Eight weeks after enrolling in a course at Peer2Peer University, I turned in my final assignment today and paused to reflect. For a first pass, I felt the organization of the Copyright for Educators course was very good. The content was interesting and to the point. Participants were organized into groups based on their location, something that makes sense when dealing with regional differences in copyright. And although I was placed in a group with North American colleagues, I was still exposed to enough international copyright concepts.
The structure of the CE course was fairly straightforward. Activities were spread out over six weeks, with readings and a case study for each week. Groups were responsible for self-organizing and responding to the case study each week, as well as grading and commenting on the work of the other groups. The final week consisted of creating a case study of our own, along with an answer to that case study. I subsequently found out that these will be adapted and used in future sections of the CE course. A very clever, sustainable course design, I must say!
Work was meant to be done in groups, and each group was given a wiki page to work out the case study and a blog to post their final answers. A course chat was also provided, but organizing a weekly chat didn’t work well for my group so we abandoned it after the first week. Instead we used long email threads to push ideas back and forth. (I think the course administrators expected to harvest some ideas and feedback from the chat logs, so I got permission from my group and sent them our email threads.) The number of emails seemed to annoy one of our group members, who quickly dropped out. Perhaps an asynchronous discussion board would be more useful in future courses, given the busy schedules most people keep and some people’s apparent aversion to receiving lots of email. I get about a hundred a day… I helps me feel loved 🙂
While there wasn’t much interaction with the admins, I don’t really think that was the point. After all, I assume it was called Peer2Peer for a reason. The admins did a nice job of setting things in motion, clarifying topics, adjusting groups and deadlines, etc. Their response times varied, but generally I think they were on top of things. I assume they have just as many outside activities going on as the course participants — if not more.
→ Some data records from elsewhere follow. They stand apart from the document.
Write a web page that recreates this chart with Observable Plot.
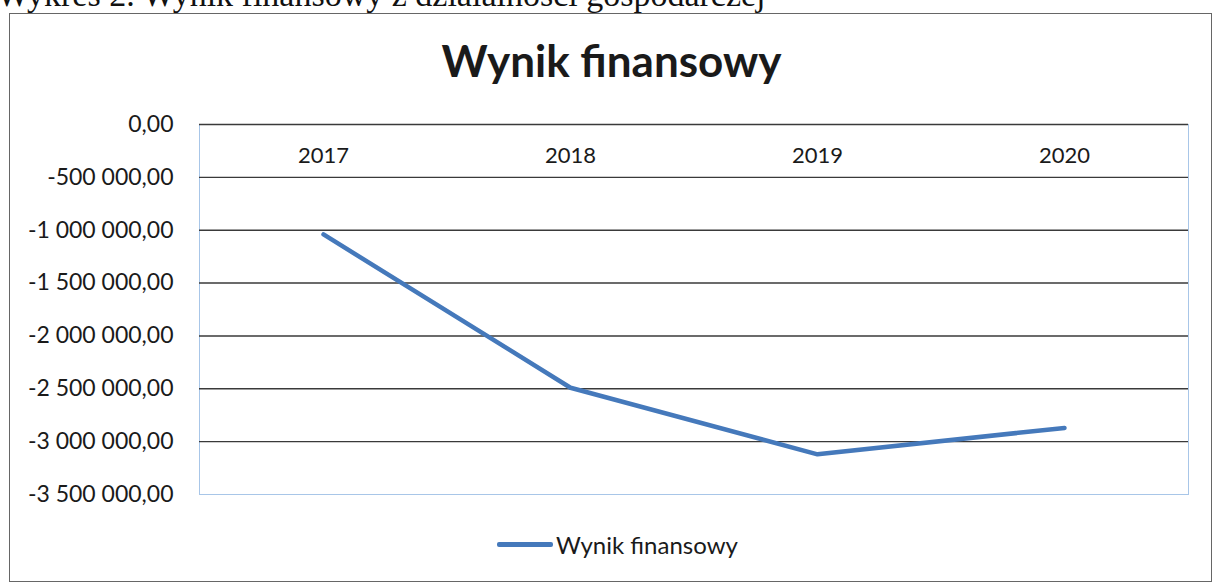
<!DOCTYPE html>
<html>
<head>
<meta charset="utf-8">
<script src="https://cdn.jsdelivr.net/npm/d3@7"></script>
<script src="https://cdn.jsdelivr.net/npm/@observablehq/plot@0.6"></script>
<style>
  html, body { margin: 0; padding: 0; background: #fff; }
  #page { position: relative; width: 1215px; height: 585px; overflow: hidden; background: #fff; }
  #caption { position: absolute; left: -3px; top: -24px; font-family: "Liberation Serif", serif; font-size: 34px; color: #111; white-space: nowrap; }
  #box { position: absolute; left: 9px; top: 13px; width: 1203px; height: 569px; border: 1px solid #666; box-sizing: border-box; }
  #title { position: absolute; left: 0; width: 1215px; top: 34px; text-align: center; font-family: Lato, sans-serif; font-weight: bold; font-size: 44px; color: #1a1a1a; padding-left: 8px; box-sizing: border-box; }
  #chart { position: absolute; left: 0; top: 0; }
  #legend { position: absolute; top: 530px; left: 497px; font-family: Lato, sans-serif; font-size: 24px; color: #1a1a1a; display: flex; align-items: center; }
  #legend .sw { display: inline-block; width: 56px; height: 5px; background: #4579bb; border-radius: 2px; margin-right: 3px; }
</style>
</head>
<body>
<div id="page">
  <div id="caption">Wykres 2. Wynik finansowy z działalności gospodarczej</div>
  <div id="box"></div>
  <div id="chart"></div>
  <div id="title">Wynik finansowy</div>
  <div id="legend"><span class="sw"></span><span id="legendLabel"></span></div>
</div>
<script>
// Data
const years = ["2017", "2018", "2019", "2020"];
const values = [-1040000, -2490000, -3120000, -2870000];
const yTicks = [0, -500000, -1000000, -1500000, -2000000, -2500000, -3000000, -3500000];
const gridTicks = [0, -500000, -1000000, -1500000, -2000000, -2500000, -3000000];
const seriesName = "Wynik finansowy";

const data = years.map((y, i) => ({year: y, value: values[i]}));
const pl = d3.formatLocale({decimal: ",", thousands: "\u00a0", grouping: [3], currency: ["", ""], minus: "-"});
const fmt = pl.format(",.2f");

const chart = Plot.plot({
  width: 1215,
  height: 585,
  marginLeft: 199,
  marginRight: 27,
  marginTop: 124,
  marginBottom: 91,
  style: {fontFamily: "Lato, sans-serif", color: "#1a1a1a", background: "transparent"},
  x: {type: "point", domain: years, padding: 0.5, axis: null, label: null},
  y: {domain: [-3500000, 0], axis: null, label: null},
  marks: [
    Plot.frame({stroke: "#a8c6e8", strokeWidth: 1}),
    Plot.gridY(gridTicks, {stroke: "#3a3a3a", strokeOpacity: 1, strokeWidth: 1.4}),
    Plot.axisY(yTicks, {tickSize: 0, tickPadding: 26, tickFormat: fmt, fontSize: 23, fill: "#1a1a1a", label: null}),
    Plot.axisX(years, {anchor: "top", tickSize: 0, tickPadding: 0, dy: 38, fontSize: 22, fill: "#1a1a1a", label: null}),
    Plot.line(data, {x: "year", y: "value", stroke: "#4579bb", strokeWidth: 4.5, strokeLinejoin: "round", strokeLinecap: "round"})
  ]
});
document.getElementById("chart").appendChild(chart);
document.getElementById("legendLabel").textContent = seriesName;
</script>
</body>
</html>
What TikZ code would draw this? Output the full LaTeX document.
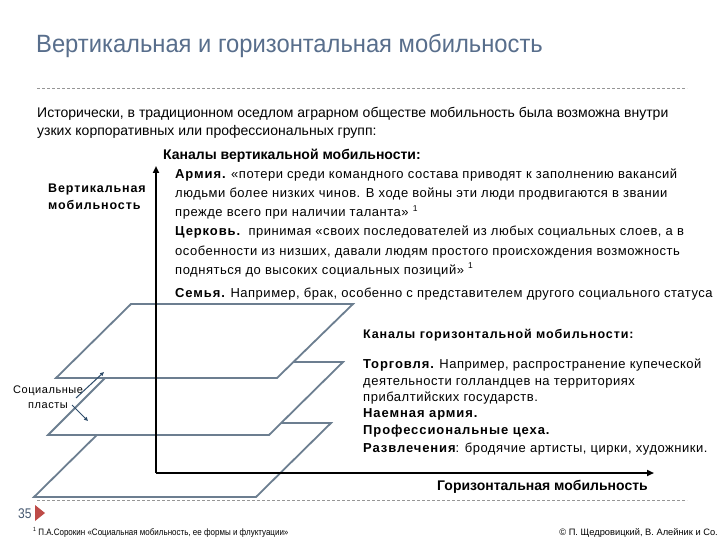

One thing that took everyone by surprise was the attrition within groups. By the third week our 6-person group was down to three, and soon that became two. But two is enough to provide for interaction, and I worked with an excellent partner. I suppose 50% or higher attrition shouldn’t come as a surprise when you are dealing with busy professionals who are learning for the sake of learning. Reality tends to interfere with such pure motives. Well, almost pure. I was able to arrange independent study credit as part of my PhD program of study, so I had some additional motivation to keep going. Had I ended up alone in my group the experience would have been totally different, but with at least one person to consult the experience was quite satisfying.